Why sobriety is difficult...
...I didn't give up alcohol because I saw a different life for myself. I gave up because I knew I would die if I didn't.
I was drowning my heartache away. I didn't want to be sober. I wanted him to love me. And he didn't. I didn't even care if he treated me well. I still cringe to think about it.
And when I drank, I had no control over my behaviour. I'd keep going back.
Not only was my life out of control, I was now getting blackouts.
My therapist told me part of why I was feeling low was because of the impact alcohol had on my brain. It was most definitely the lowest point in my life.
I didn't stand a chance so long as I continued. What I didn't bargain for was how hard it would be afterwards.
How long the road would feel. Being sober felt like I was the walking dead. I was scared I would feel that way forever.

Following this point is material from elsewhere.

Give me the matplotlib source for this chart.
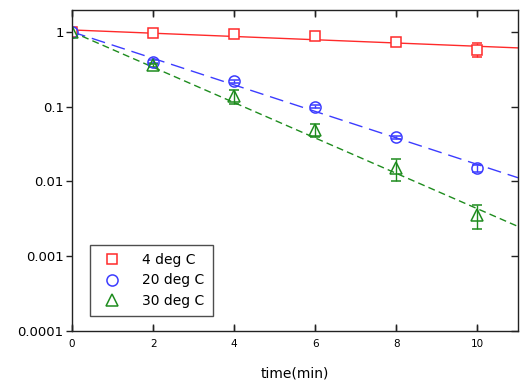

I also felt alone. When you're trapped in damaging cycles of behaviour it's hard to talk about it. I felt a lot of shame.
This period of life damaged the little confidence I had in myself. I share in this video some of why sobriety can be so hard. If this is you, I want you to know it wasn't forever.
I'm not in pain anymore and I love my life even though I still face emotional challenges. It takes enormous determination and patience. Know you are not alone.
I spoke about the link between addiction and relationships in part 1 of this series on sobriety. Because relationships are our biggest triggers.